OpenID: Should AOL Care?

One of the blogs I subscribe to, John Panzer's Abstractioneer, recently had a post titled "Why AOL Should Go OpenID".

I can't say that I know a lot about OpenID right now. But I do know that a lot of people whose work and opinions I respect consider OpenID a very important development in this age where information created by individuals or about them is scattered across the Internet. My wife and I wrote a book about MySpace, and our research for the book brought the problem of Web presence and identity into focus for us.

Who's talking about OpenID?

O'Reilly Radar has published two posts about OpenID in recent months:

A search for OpenID on Google News produces only a scattering of links as of today. But some of the entries talk about 2007 as being (possibly) the year in which OpenID will break out.

So, what is OpenID?

As I said, I've been thinking about the problem of scattered individual presence on the Internet and identity since we began work on our MySpace book. Throughout the book, we warn teens that what they post is forever out of their control, in a domain where every post is crawled and indexed and linked to and potentially copied and reposted, by spiders and by individuals. Not only are your own posts subject to this -- but posts about you created by other people are also indexed, potentially copied, etc. "Publish with care!" we warned them...

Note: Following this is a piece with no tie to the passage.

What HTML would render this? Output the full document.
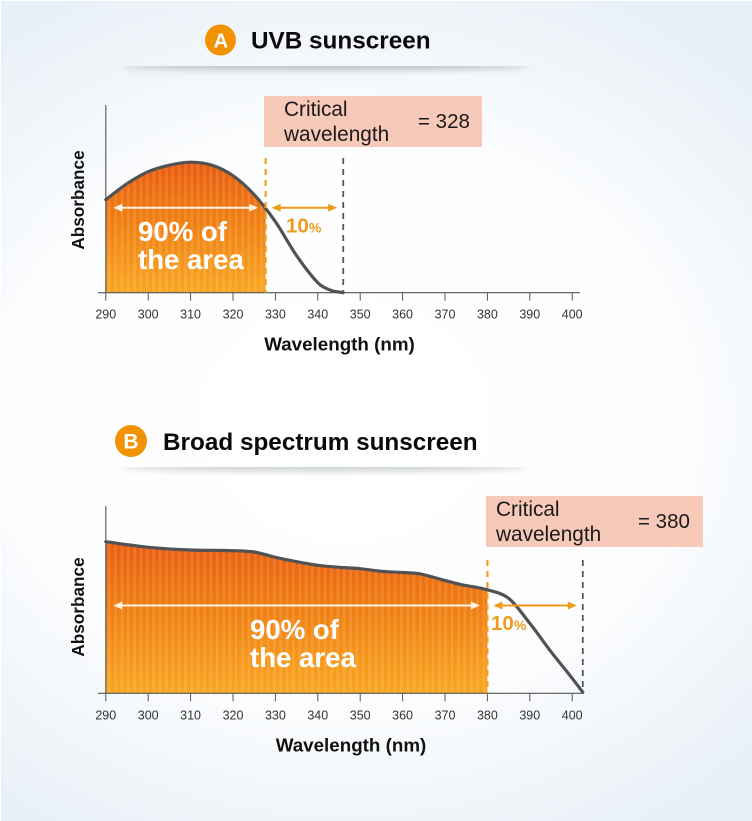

So, what's OpenID, and how might it help? OpenID

is an open, decentralized, free framework for user-centric digital identity.

OpenID starts with the concept that anyone can identify themselves on the Internet the same way websites do-with a URI (also called a URL or web address). Since URIs are at the very core of Web architecture, they provide a solid foundation for user-centric identity.

Sounds interesting, doesn't it? You can also find out a lot about OpenID at the ClaimID blog. ClaimID is a startup that provides an OpenID-compliant solution that

lets you track, verify, classify, annotate, prioritize and share the information that is about you online.

I found out about ClaimID while we were working on our MySpace book, when I came across the Unit Structures blog, by Fred Stutzman. This is a very interesting blog for those of you who are interested in the world-changing nature and implications of technology, information, and social networks.

I'm hoping Fred will write an article for us, about OpenID and why we need it.

Should AOL Go OpenID?

Getting back to AOL and OpenID: in the Abstractioneer post, John Panzer states:

Identifying someone online is hard. Even solving the more limited problem of verifying that this person is the same person who you were socializing with yesterday online is not trivial. All social software has some mechanism for letting people verify some online identity -- usually a user name and password. Of course that just means that you have different user names for different services. In the new "Web 2.0" world, though, a primary rule is for services to be open and interoperate and play together. That's difficult if people have to remember that you're leetjedi67 on service A and urtha52 on service B.

This is the problem OpenID addresses. It's a problem that only grows as the Internet and Web presence become increasingly pervasive within people's daily lives. A lot of people are looking at OpenID today. Being someone who spent months studying the largest social network in its finest detail, to me John's logic that it would be good if AOL adopted OpenID is persuasive.